Gallup's Standard of Living Index reached a new high of +50 in December, the best score found in 7 of tracking the index. The Gallup poll matches the Money Anxiety Index showing the lowest level of financial anxiety among consumers in the past 7 years. Seven years ago, in December of 2007, the Money Anxiety Index started climbing up to a high of 97.6 in the aftermath of the Great Recession, and gradually declining to its current level of 65.9.
According to Gallup, Americans' improved perspective on their personal standard of living comes as they spend more money and begin to view the national economy positively. The increase in consumers’ confidence about the economic recovery lowered their level of money anxiety, which promoted higher spending. When consumers feel less financially anxious, they spend more money because they are more confident about their future ability to earn income as the employment situation improves.
A major factor in the gradual improvement of the Money Anxiety Index is the continued positive news on employment. The December employment figures show that the economy added 252,000 nonfarm jobs, and the unemployment rate dropped to 5.6 percent - the lowest it has been in the past 6 years. The November figures where upwardly revised to 353.000 new jobs.
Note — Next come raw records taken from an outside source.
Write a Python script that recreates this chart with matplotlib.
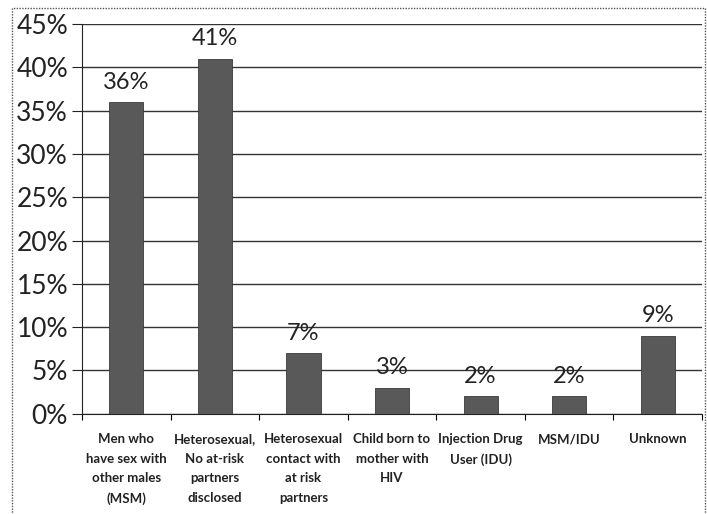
import matplotlib
matplotlib.use("Agg")
import matplotlib.pyplot as plt
from matplotlib.patches import Rectangle

categories = [
    "Men who\nhave sex with\nother males\n(MSM)",
    "Heterosexual,\nNo at-risk\npartners\ndisclosed",
    "Heterosexual\ncontact with\nat risk\npartners",
    "Child born to\nmother with\nHIV",
    "Injection Drug\nUser (IDU)",
    "MSM/IDU",
    "Unknown",
]
values = [36, 41, 7, 3, 2, 2, 9]
yticks = [0, 5, 10, 15, 20, 25, 30, 35, 40, 45]

plt.rcParams["font.family"] = ["Lato", "DejaVu Sans"]

fig = plt.figure(figsize=(7.07, 5.14), dpi=100)
ax = fig.add_axes([0.116, 0.195, 0.877, 0.758])

x = list(range(len(categories)))
ax.bar(x, values, width=0.385, color="#595959", edgecolor="#3a3a3a", linewidth=0.6, zorder=3)
for xi, v in zip(x, values):
    ax.text(xi, v + 1.1, f"{v}%", ha="center", va="bottom", fontsize=17, color="#222222")

ax.set_xlim(-0.5, len(categories) - 0.5)
ax.set_ylim(0, 45)
ax.set_yticks(yticks)
ax.set_yticklabels([f"{t}%" for t in yticks], fontsize=19)
ax.yaxis.grid(True, color="#333333", linewidth=1.0, zorder=0)
ax.tick_params(axis="y", length=7, width=0.8, pad=3, colors="#222222")

ax.set_xticks(x)
ax.set_xticklabels(categories, fontsize=9.5, fontweight="bold", linespacing=1.75, color="#222222")
ax.set_xticks([i - 0.5 for i in range(len(categories) + 1)], minor=True)
ax.tick_params(axis="x", which="major", length=0, pad=14)
ax.tick_params(axis="x", which="minor", length=4, width=0.8)

for s in ["top", "right"]:
    ax.spines[s].set_visible(False)
ax.spines["left"].set_color("#222222")
ax.spines["bottom"].set_color("#222222")

# outer dotted chart border
fig.patches.append(Rectangle((12 / 707, -0.01), 693 / 707, 1 - 8 / 514 + 0.01,
                             transform=fig.transFigure, fill=False,
                             edgecolor="#555555", linewidth=1.0, linestyle=(0, (1, 1))))

fig.savefig("out.png", dpi=100)
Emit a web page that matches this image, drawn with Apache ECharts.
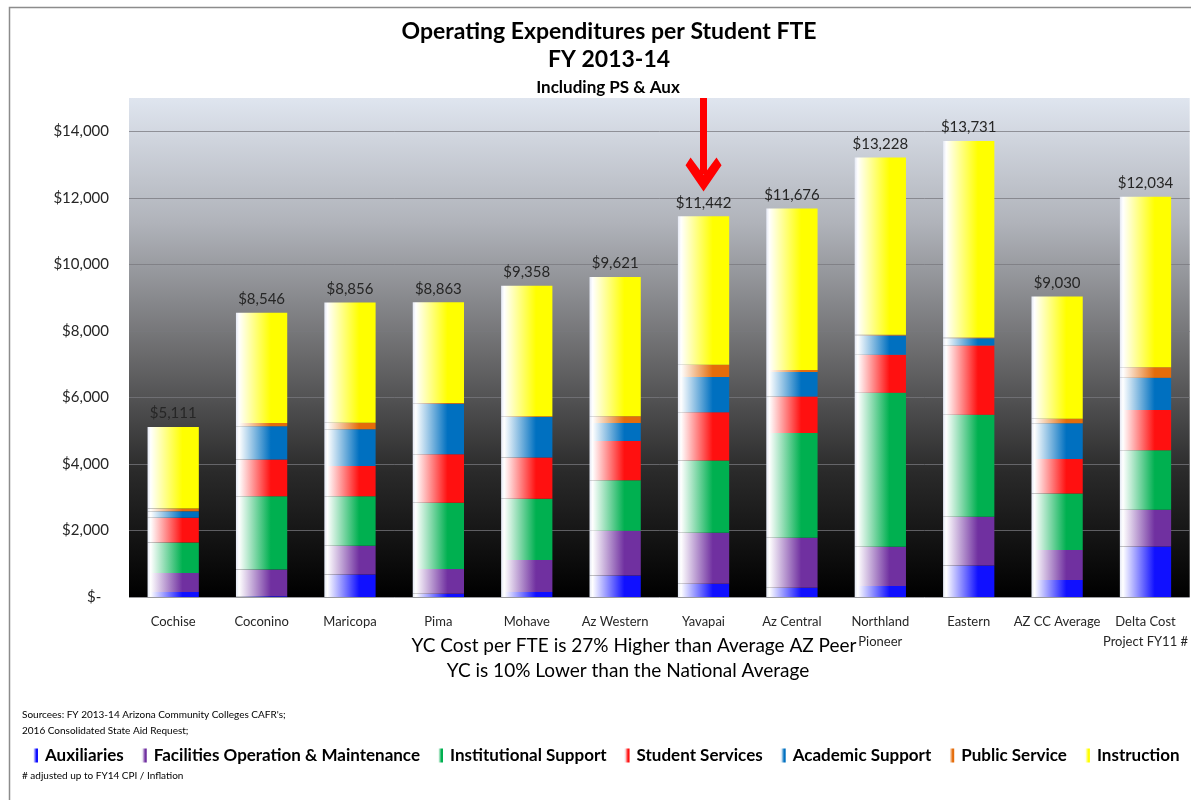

The Money Anxiety Index measures consumers’ level of financial worry and stress. Historically, the Money Anxiety Index fluctuated from a high of 135.3 during the recession of the early 1980s, to a low of 38.7 in the mid 1960s. The money anxiety Index was developed by Dr. Dan Geller, who is an expert in behavioral finance, and the author of the book Money Anxiety. The index is highly predictive. It signaled the arrival of the Great Recession over a year prior to the official declaration of the recession in December of 2007.